65 % de notre trafic le plus cher provient des robots.
La Fondation Wikimedia diffuse du contenu à ses utilisateurs via un
réseau mondial de centres de données . Cela nous permet d’offrir une expérience plus rapide et plus fluide aux lecteurs du monde entier. Lorsqu’un article est demandé plusieurs fois, nous le mémorisons (ou le mettons en cache) dans le centre de données le plus proche de l’utilisateur. Si un article n’a pas été demandé depuis un certain temps, son contenu doit être diffusé depuis le centre de données principal. La requête « voyage » ensuite de l’emplacement de l’utilisateur jusqu’au centre de données principal, recherche la page demandée et la renvoie à l’utilisateur, tout en la mettant en cache dans le centre de données régional pour les utilisateurs suivants.
Alors que les lecteurs humains ont tendance à se concentrer sur des sujets spécifiques, souvent similaires, les robots d’exploration ont tendance à « lire en masse » un plus grand nombre de pages et à visiter également les pages les moins populaires. Cela signifie que ces types de requêtes sont plus susceptibles d’être transmises au centre de données principal, ce qui augmente considérablement la consommation de nos ressources.
Lors de la migration de nos systèmes, nous avons constaté que seule une fraction du trafic coûteux transitant par nos principaux centres de données se comportait comme le font habituellement les navigateurs web, c’est-à-dire interprétant le code JavaScript. En y regardant de plus près, nous avons découvert qu’au moins 65 % de ce trafic gourmand en ressources pour notre site web provenait de robots, une proportion disproportionnée compte tenu du nombre total de pages vues par ces derniers, qui représente environ 35 % du total. Cette utilisation intensive perturbe également constamment notre équipe chargée de la fiabilité du site, qui doit bloquer le trafic excessif provenant de ces robots d’exploration avant qu’il ne cause des problèmes à nos lecteurs.
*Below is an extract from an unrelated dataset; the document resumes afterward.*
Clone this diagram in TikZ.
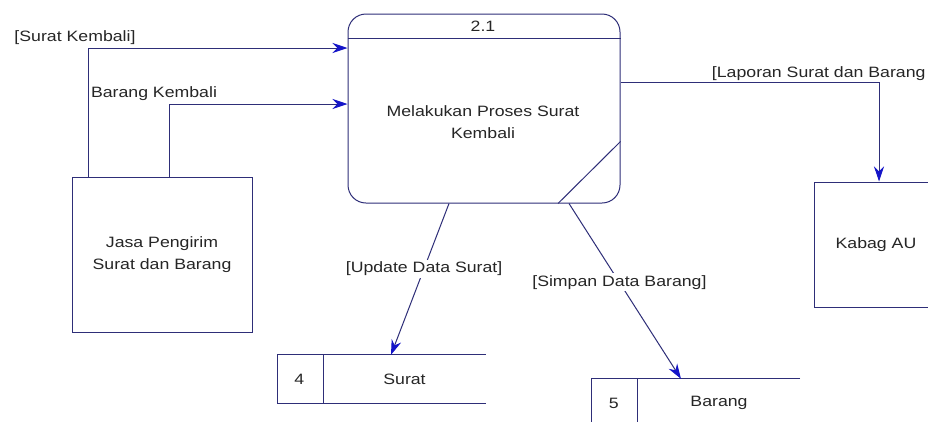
\documentclass[tikz,border=0pt]{standalone}
\usepackage{fontspec}
\setmainfont{Liberation Sans}[FakeStretch=1.18]
\usepackage{tikz}
\usetikzlibrary{arrows.meta, positioning, calc}
\definecolor{LineNavy}{HTML}{2E2E78}
\definecolor{TipBlue}{HTML}{1414C8}
\definecolor{InkGray}{HTML}{262626}
\tikzset{
  procbox/.style={draw=LineNavy, line width=1pt, rounded corners=18pt, align=center,
    minimum width=272pt, minimum height=189pt, inner sep=0pt},
  entbox/.style={draw=LineNavy, line width=1pt, align=center, inner sep=0pt},
  storebox/.style={minimum width=208pt, minimum height=48pt, inner sep=0pt},
  flow/.style={-{Stealth[length=15pt, width=10pt, color=TipBlue]}, line width=1pt, draw=LineNavy},
  flowlbl/.style={fill=white, inner sep=2pt, text=InkGray},
}

\begin{document}
\begin{tikzpicture}[x=1pt, y=-1pt,
    every node/.style={font=\fontsize{15pt}{21.5pt}\selectfont, text=InkGray}]
    \path[use as bounding box, clip] (0,0) rectangle (928,421);
    \fill[white] (0,0) rectangle (928,421);
    \node[procbox] (proc) at (484,108.5) {};
    \draw[LineNavy, line width=1pt] ([yshift=-25pt]proc.north west) -- ([yshift=-25pt]proc.north east);
    \draw[LineNavy, line width=1pt] ([yshift=62pt]proc.south east) -- ([xshift=74pt]proc.south);
    \node (procid) at (483,26) {2.1};
    \node[align=center] (proctxt) at (483,122) {Melakukan Proses Surat\\Kembali};
    \node[entbox, minimum width=180pt, minimum height=155pt] (jasa) at (162,254.5) {Jasa Pengirim\\Surat dan Barang};
    \node[entbox, minimum width=124pt, minimum height=125pt] (kabag) at (876,244.5) {Kabag AU};
    \node[storebox] (surat) at (381.5,379) {};
    \draw[LineNavy, line width=1pt] (surat.north east) -- (surat.north west) -- (surat.south west) -- (surat.south east);
    \draw[LineNavy, line width=1pt] ([xshift=46pt]surat.north west) -- ([xshift=46pt]surat.south west);
    \node (suratid) at ([xshift=22pt]surat.west) {4};
    \node (suratnm) at ([xshift=23pt]surat.center) {Surat};
    \node[storebox] (barang) at (696,403) {};
    \draw[LineNavy, line width=1pt] (barang.north east) -- (barang.north west) -- (barang.south west) -- (barang.south east);
    \draw[LineNavy, line width=1pt] ([xshift=46pt]barang.north west) -- ([xshift=46pt]barang.south west);
    \node (barangid) at ([xshift=22pt]barang.west) {5};
    \node (barangnm) at ([xshift=23pt]barang.center) {Barang};
    \draw[flow] ([xshift=-74pt]jasa.north) |- node[pos=0.5, anchor=south, xshift=-13pt, inner sep=3pt]{[Surat Kembali]} ([yshift=60.5pt]proc.west);
    \draw[flow] ([xshift=7pt]jasa.north) |- node[pos=0.5, anchor=south, xshift=-15pt, inner sep=3pt]{Barang Kembali} ([yshift=4.5pt]proc.west);
    \draw[flow] ([yshift=26.5pt]proc.east) -| node[pos=0.5, anchor=south east, xshift=48pt, inner sep=1pt]{[Laporan Surat dan Barang} ([xshift=3pt]kabag.north);
    \draw[flow] ([xshift=-35pt]proc.south) -- node[flowlbl, pos=0.43]{[Update Data Surat]} ([xshift=9.5pt]surat.north);
    \draw[flow] ([xshift=85pt]proc.south) -- node[flowlbl, pos=0.45]{[Simpan Data Barang]} ([xshift=-15pt]barang.north);
  \end{tikzpicture}
\end{document}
Wikimedia n’est pas la seule à faire face à ce défi. Comme indiqué dans notre
rapport sur les tendances mondiales 2025 , les entreprises technologiques se précipitent pour extraire des informations créées et vérifiées par des humains sur les sites web. Les éditeurs de contenu , les projets open source et les sites web de toutes sortes signalent des problèmes similaires. De plus, les robots d’exploration ont tendance à accéder à n’importe quelle URL. Au sein de l’infrastructure Wikimedia, nous observons du scraping non seulement sur les projets Wikimedia, mais aussi sur des systèmes clés de notre infrastructure de développement, tels que notre plateforme de révision de code ou notre outil de suivi des bugs. Tout cela consomme du temps et des ressources dont nous avons besoin pour soutenir les projets, les contributeurs et les lecteurs de Wikimedia.
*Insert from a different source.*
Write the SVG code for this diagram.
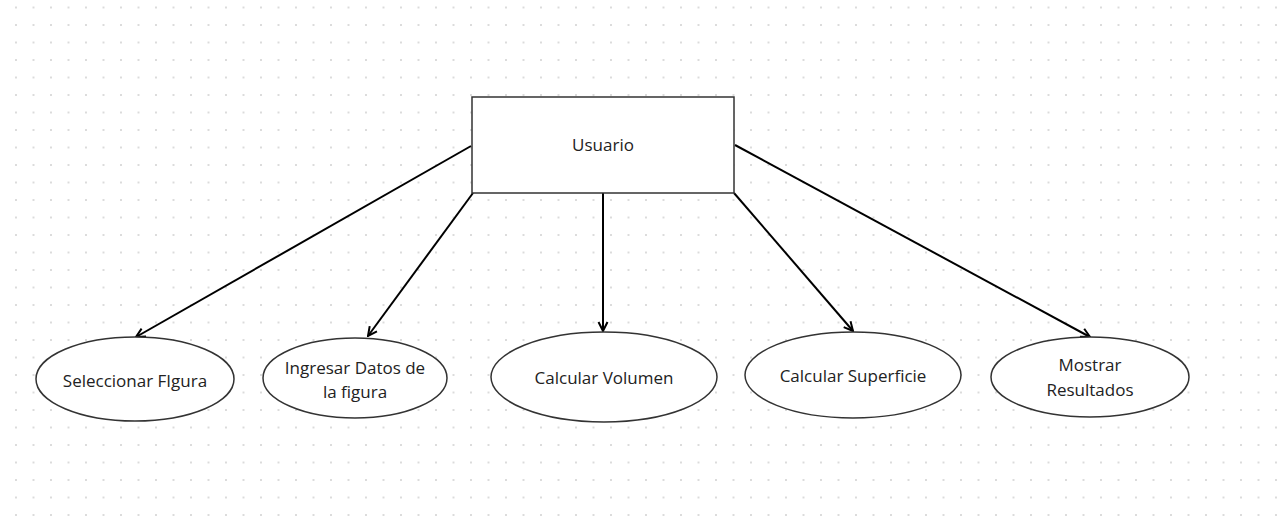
<svg xmlns="http://www.w3.org/2000/svg" width="1280" height="530" viewBox="0 0 1280 530">
<defs>
<pattern id="dots" x="16" y="7.5" width="17.5" height="17.5" patternUnits="userSpaceOnUse">
<circle cx="0" cy="0" r="1" fill="#cfcfcf"/>
<circle cx="17.5" cy="0" r="1" fill="#cfcfcf"/>
<circle cx="0" cy="17.5" r="1" fill="#cfcfcf"/>
<circle cx="17.5" cy="17.5" r="1" fill="#cfcfcf"/>
</pattern>
<marker id="arr" viewBox="0 0 12 12" refX="11" refY="6" markerWidth="12" markerHeight="12" markerUnits="userSpaceOnUse" orient="auto">
<path d="M2,1.5 L11,6 L2,10.5" fill="none" stroke="#000" stroke-width="2" stroke-linejoin="miter"/>
</marker>
</defs>
<style>
.node{fill:#fff;stroke:#333;stroke-width:1.5}
.lbl{font-family:"Open Sans","Noto Sans",sans-serif;font-size:17px;fill:#222;text-anchor:middle}
.edge{stroke:#000;stroke-width:2;fill:none;marker-end:url(#arr)}
</style>
<rect width="1280" height="530" fill="#fff"/>
<rect width="1280" height="530" fill="url(#dots)"/>
<g id="connectors">
<line class="edge" x1="471" y1="146" x2="136" y2="337"/>
<line class="edge" x1="473" y1="193" x2="368" y2="336"/>
<line class="edge" x1="603" y1="193" x2="603" y2="331"/>
<line class="edge" x1="734" y1="193" x2="853" y2="331"/>
<line class="edge" x1="735" y1="145" x2="1090" y2="337"/>
</g>
<g id="usuario">
<rect class="node" x="472" y="97" width="262" height="96"/>
<text class="lbl" x="603" y="151">Usuario</text>
</g>
<g id="seleccionar">
<ellipse class="node" cx="135" cy="379" rx="99" ry="42"/>
<text class="lbl" x="135" y="387">Seleccionar FIgura</text>
</g>
<g id="ingresar">
<ellipse class="node" cx="355" cy="378" rx="92" ry="40"/>
<text class="lbl" x="355" y="374">Ingresar Datos de</text>
<text class="lbl" x="355" y="398">la figura</text>
</g>
<g id="volumen">
<ellipse class="node" cx="604" cy="377" rx="113" ry="45"/>
<text class="lbl" x="604" y="384">Calcular Volumen</text>
</g>
<g id="superficie">
<ellipse class="node" cx="853" cy="375" rx="108" ry="43"/>
<text class="lbl" x="853" y="382">Calcular Superficie</text>
</g>
<g id="mostrar">
<ellipse class="node" cx="1090" cy="377" rx="99" ry="40"/>
<text class="lbl" x="1090" y="371">Mostrar</text>
<text class="lbl" x="1090" y="396">Resultados</text>
</g>
</svg>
Notre contenu est gratuit, notre infrastructure ne l’est pas : Établir une utilisation responsable de l’infrastructure.
Fournir un contenu fiable implique également de soutenir un modèle de « connaissance en tant que service », où nous reconnaissons qu’Internet tout entier s’appuie sur le contenu Wikimedia. Mais cela doit se faire de manière durable pour nous : comment pouvons-nous continuer à soutenir notre communauté, tout en limitant la consommation automatique de contenu ? Comment pouvons-nous orienter les développeurs et les réutilisateurs vers des canaux d’accès privilégiés et pris en charge ? De quelles orientations avons-nous besoin pour encourager une réutilisation responsable du contenu ?
Nous avons commencé à travailler à la résolution systémique de ces questions et avons mis l’accent sur la mise en place de moyens durables pour les développeurs et les réutilisateurs d’accéder au contenu de la connaissance au cours du prochain exercice financier de la Fondation. Pour en savoir plus, consultez notre projet de plan annuel : WE5 : Utilisation responsable des infrastructures . Notre contenu est gratuit, mais pas notre infrastructure : nous devons agir dès maintenant pour rétablir un équilibre sain, afin de pouvoir consacrer nos ressources d’ingénierie au soutien et à la priorisation des projets Wikimedia, de nos contributeurs et de l’accès humain à la connaissance.